I recently attended a fundraiser at a friend’s summer home for Paige Cognetti. She is Mayor of Scranton and running for a seat in the House of Representatives from a district in Northeast Pennsylvania. She is styles herself an outsider as she did for the mayoralty and embraces the slogan, “Paige Against the Machine.”
The contest is in an important district because it is one of the increasingly rare ones where seats are not safe. Her opponent, first-term incumbent Rob Bresnahan, won by a few thousand votes, underperforming Trump who carried the district. Previously a Democrat held the seat, and the district had voted for the Democratic nominee in at least the last three previous presidential elections.
Earlier in the day of the fundraiser she had held a press conference laying out an eight-point proposal as a basis for her campaign, and she repeated much of it that evening to the 70-or-so people crowded into the living room. Her bullet points did not address many issues that seem important to the electorate: affordability, healthcare, housing, immigration, Iran, the War Powers Act, assaults on science, assaults on free speech, assaults on fair elections. Instead, she has made “corruption” the center of her campaign, an issue on which her opponent seems vulnerable.
Although in his 2024 campaign Bresnahan said that he supported banning stock trades by congressional members, his accounts reveal prolific equities trading with some transactions apparently showing him benefiting from inside government knowledge. Not surprisingly, Cognetti proposes prohibiting Senators and Representatives from trading stocks while in office. She also seeks a long list of reforms. She hopes to prevent congressional members from serving on corporate boards, block their pay if they do not adopt a budget, ban corporate political action committees from contributing to congressional candidates, require audits of federal agencies (and require agencies to implement auditors’ recommendations), ban departing members of Congress from lobbying Congress, and ban members and their staff from betting in prediction markets on war, elections, and government activity. Cognetti, acknowledging the difficulty of adopting many of these reforms, says much of this will “take time” — an understatement.
Some of these reforms could be adopted by legislation, but many would need revisions of the Constitution. This raises another of her proposals: eighteen-year term limits for the Senate, House, and the Supreme Court. The only constitutional requirements for a Senator are to be at least 30 years of age, a citizen for nine years, and an inhabitant of the state where elected. The only requirements for the House are being 25, seven years a citizen, and an inhabitant of the state where elected. (It is not a constitutional requirement to reside in the district where elected.) The Constitution imposes no other requirements for membership in Congress. One can even be a felon. One does not have to pass a mental, cognitive, or other competency exam. And one can be a member, according to the Constitution, even if one has already served eighteen years. The only time requirement is that a Representative serve for a two-year term while a Senator may serve for six. (The 1994 Republican “Contract with America” championed by Newt Gingrich proposed twelve-year limits for the House and Senate. A constitutional amendment to that effect received a majority in the House but not the constitutionally required two-thirds vote, and it died. The Contract limited congressional committee chairs to three two-year terms, but this did not require a Constitutional amendment.)

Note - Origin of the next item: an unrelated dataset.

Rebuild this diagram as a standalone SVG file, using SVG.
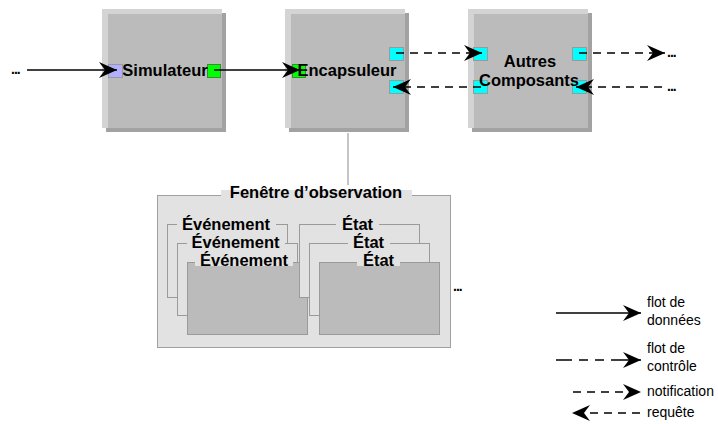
<svg xmlns="http://www.w3.org/2000/svg" width="718" height="424" viewBox="0 0 718 424">
<style>
.lbl{font-family:"Liberation Sans",Arial,sans-serif;font-weight:bold;font-size:16.5px;fill:#000}
.leg{font-family:"Liberation Sans",Arial,sans-serif;font-size:14px;fill:#000}
.dots{font-family:"Liberation Sans",Arial,sans-serif;font-weight:bold;font-size:14px;letter-spacing:-1px;fill:#000}
.hl{fill:#d4d4d4}
.sh{fill:#a2a2a2}
.body{fill:#bbbbbb}
.port-c{fill:#00ffff;stroke:#9a9a9a;stroke-width:1}
.port-g{fill:#00ff00;stroke:#3a8a3a;stroke-width:1}
.port-l{fill:#b0b0ff;stroke:#9a9a9a;stroke-width:1}
.solid{stroke:#000;stroke-width:1.6;fill:none}
.dash{stroke:#000;stroke-width:1.6;fill:none;stroke-dasharray:8 6}
.win{fill:#e2e2e2;stroke:#a0a0a0;stroke-width:1}
.sub{fill:#e2e2e2;stroke:#9a9a9a;stroke-width:1}
.subf{fill:#bbbbbb;stroke:#9a9a9a;stroke-width:1}
.ko{fill:#e2e2e2}
</style>
<defs>
<marker id="ah" markerUnits="userSpaceOnUse" markerWidth="20" markerHeight="16" refX="18" refY="8" orient="auto">
<path d="M0,0 L18,8 L0,16 L6,8 z" fill="#000"/>
</marker>
</defs>

<g id="simulateur">
<rect class="sh" x="106" y="13" width="120" height="119"/>
<rect class="hl" x="102" y="9" width="120" height="119"/>
<rect class="body" x="108" y="14" width="114" height="114"/>
<rect class="port-l" x="108.5" y="64.5" width="14" height="13"/>
<rect class="port-g" x="207.5" y="64.5" width="13" height="13"/>
<text class="lbl" x="165" y="76" text-anchor="middle">Simulateur</text>
</g>

<g id="encapsuleur">
<rect class="sh" x="289" y="13" width="120" height="119"/>
<rect class="hl" x="285" y="9" width="120" height="119"/>
<rect class="body" x="291" y="14" width="114" height="114"/>
<rect class="port-g" x="292.5" y="64.5" width="13" height="13"/>
<rect class="port-c" x="389.5" y="47.5" width="14" height="13"/>
<rect class="port-c" x="389.5" y="80.5" width="14" height="13"/>
<text class="lbl" x="347" y="76" text-anchor="middle">Encapsuleur</text>
</g>

<g id="autres">
<rect class="sh" x="472" y="13" width="120" height="119"/>
<rect class="hl" x="468" y="9" width="120" height="119"/>
<rect class="body" x="474" y="14" width="114" height="114"/>
<rect class="port-c" x="473.5" y="47.5" width="14" height="13"/>
<rect class="port-c" x="473.5" y="80.5" width="14" height="13"/>
<rect class="port-c" x="572.5" y="47.5" width="14" height="13"/>
<rect class="port-c" x="572.5" y="80.5" width="14" height="13"/>
<text class="lbl" x="530" y="67" text-anchor="middle">Autres</text>
<text class="lbl" x="529" y="86" text-anchor="middle">Composants</text>
</g>

<g id="fenetre">
<rect class="win" x="157.5" y="195.5" width="293" height="152"/>
<rect class="ko" x="221" y="190" width="191" height="10"/>
<text class="lbl" x="316" y="198" text-anchor="middle">Fenêtre d’observation</text>
</g>

<g id="evenements">
<rect class="sub" x="167.5" y="224.5" width="120" height="73"/>
<rect class="ko" x="177" y="220" width="99" height="8"/>
<text class="lbl" x="226" y="230" text-anchor="middle">Événement</text>
<rect class="sub" x="177.5" y="243.5" width="120" height="72"/>
<rect class="ko" x="187" y="239" width="98" height="8"/>
<text class="lbl" x="235.5" y="248" text-anchor="middle">Événement</text>
<rect class="subf" x="187.5" y="262.5" width="120" height="72"/>
<rect class="ko" x="195" y="258" width="98" height="8"/>
<text class="lbl" x="244" y="266" text-anchor="middle">Événement</text>
</g>

<g id="etats">
<rect class="sub" x="299.5" y="224.5" width="120" height="73"/>
<rect class="ko" x="336" y="220" width="43" height="8"/>
<text class="lbl" x="357.5" y="230" text-anchor="middle">État</text>
<rect class="sub" x="309.5" y="243.5" width="120" height="72"/>
<rect class="ko" x="348" y="239" width="42" height="8"/>
<text class="lbl" x="368.5" y="248" text-anchor="middle">État</text>
<rect class="subf" x="319.5" y="262.5" width="120" height="72"/>
<rect class="ko" x="357" y="258" width="43" height="8"/>
<text class="lbl" x="378.5" y="266" text-anchor="middle">État</text>
<text class="dots" x="453" y="291">...</text>
</g>

<g id="connecteurs">
<text class="dots" x="11" y="74">...</text>
<line class="solid" x1="27" y1="70" x2="117" y2="70" marker-end="url(#ah)"/>
<line class="solid" x1="214" y1="70" x2="300" y2="70" marker-end="url(#ah)"/>
<line class="dash" x1="396" y1="53" x2="482" y2="53" marker-end="url(#ah)"/>
<line class="dash" x1="481" y1="87" x2="393" y2="87" marker-end="url(#ah)"/>
<line class="dash" x1="579" y1="53" x2="665" y2="53" marker-end="url(#ah)"/>
<text class="dots" x="667" y="57">...</text>
<line class="dash" x1="662" y1="87" x2="576" y2="87" marker-end="url(#ah)"/>
<text class="dots" x="667" y="91">...</text>
<line x1="348" y1="133" x2="348" y2="185" stroke="#8a8a8a" stroke-width="1"/>
</g>

<g id="legende">
<line class="solid" x1="556" y1="313" x2="641" y2="313" marker-end="url(#ah)"/>
<text class="leg" x="647" y="307">flot de</text>
<text class="leg" x="647" y="325">données</text>
<line class="solid" x1="556" y1="360" x2="641" y2="360" stroke-dasharray="16 7 9 7 9 7 30" marker-end="url(#ah)"/>
<text class="leg" x="647" y="353">flot de</text>
<text class="leg" x="647" y="371">contrôle</text>
<line class="dash" x1="573" y1="392" x2="641" y2="392" marker-end="url(#ah)"/>
<text class="leg" x="647" y="396">notification</text>
<line class="dash" x1="640" y1="413" x2="572" y2="413" marker-end="url(#ah)"/>
<text class="leg" x="647" y="417">requête</text>
</g>
</svg>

The Constitution does not list even minimum requirements to be a Supreme Court Justice. It does not say that a Justice has to be a certain age. It does not have a residency requirement. It does not say that a Justice must be a citizen. It does not say that a Justice has to be a lawyer. The Constitution does say, however, that all federal judges “shall hold their Offices during good Behaviour,” which usually is interpreted as lifetime appointments. Term limits for the Supreme Court, therefore, would require a constitutional amendment. (The Constitution does, of course, impose a two-term limit for the president. That limitation came via a required constitutional amendment, the 22nd, adopted in 1951.)
Polls show that disapproval of the Supreme Court in recent years has rapidly increased. A 70% approval rating in 2020 has now dropped below 50%, with at least one poll showing only a 39% approval rating. Disapproval rates are consistently above 50%. The polls also show a strong desire for Supreme Court reform. Almost 70% desire the end of life tenure. Term limits are extremely popular, polling up to 83%. But because these reforms would require amending the Constitution, such Supreme Court reforms are not likely ever to happen.